Nella COP15 i Paesi convenuti cercano di spingersi più in là tramite l’adozione di un nuovo quadro globale sulla biodiversità. Sebbene la bozza dell’accordo comprenda più di 20 obiettivi specifici, i principali target che i 193 Paesi partecipanti si impegnano a raggiungere riguardano le seguenti azioni:
- adozione di un quadro di riferimento equo e completo, accompagnato dalle risorse necessarie per la sua attuazione;- definizione di obiettivi chiari per affrontare lo sfruttamento eccessivo, l’inquinamento, la frammentazione e le pratiche agricole non sostenibili;- un piano che salvaguardi i diritti delle popolazioni indigene e riconosca il loro contributo come custodi della natura;- erogazione di finanziamenti per la biodiversità e l’allineamento dei flussi finanziari con la natura, per indirizzare le finanze verso investimenti sostenibili e lontani da quelli dannosi per l’ambiente;- raggiungere il ripristino naturale entro la metà del secolo; - impegno a conservare almeno il 30% della terra e dell’acqua del pianeta entro il 2030; è l’obbiettivo “30 by 30”;- ridurre l’uso dei pesticidi, - affrontare il problema delle specie invasive, - riformare o eliminare i sussidi dannosi per l’ambiente e aumentare i finanziamenti per la natura da fonti pubbliche e private.
Ma gli ostacoli sono i soliti! Chi deve pagare? Ovviamente non le nazioni più povere e le comunità indigene che ospitano la maggior parte della biodiversità rimanente nel mondo (solo qualche paese, come la Gdrmania, destina fondi destinati alla biodiversità)! Come tradurre l’ambizione globale in obiettivi e piani d’azione nazionali? Come colmare il deficit di finanziamento annuale di 700 miliardi di dollari per affrontare la perdita di biodiversità (gli investimenti globali annuali per la biodiversità sono 150 miliardi di dollari!), anche con contributi più consistenti da parte delle imprese? Come richiedere ai governi di tenere conto della biodiversità nella progettazione delle politiche? Poiché è la prima volta che in un accordo globale sulla biodiversità si ceca diincludere il ruolo delle imprese come parte della soluzione, ne segue la domanda: come richiedere alle imprese di iniziare a segnalare i rischi e le dipendenze legate alla biodiversità? Poiché non sono disponibili unità di misura specifiche (ad esempio, la riduzione delle emissioni), come misurare i target e i progressi raggiunti? Come risolvere il conflitto tra riduzione degli impatti dannosi sulla natura ed interessi di governi e imprese?

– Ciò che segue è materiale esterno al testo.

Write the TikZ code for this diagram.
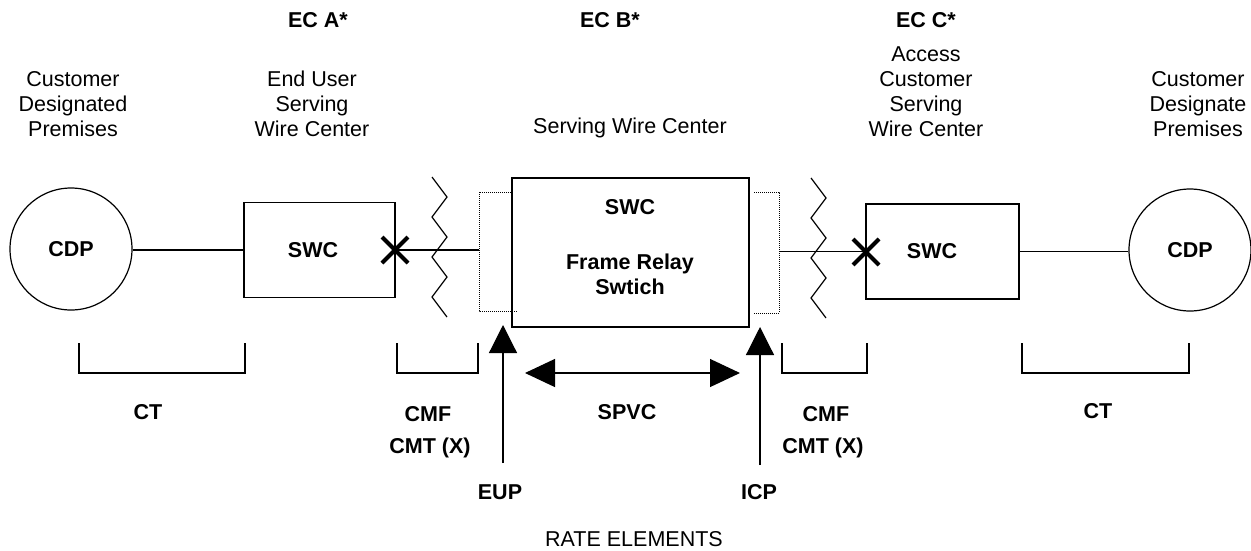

L’insieme di questi aspetti rende impegnativi i negoziati: secondo un’analisi di BloombergNEF, c’è solo il 50% di possibilità che Montreal riesca a raggiungere l’equivalente sulla biodiversità dell’Accordo di Parigi, ma le possibilità di raggiungere un accordo sull’obiettivo “30 by 30” sono del 70%, mentre l’obbligo di rendicontazione e l’obiettivo generale di gestire la natura in modo sostenibile sono del 60%.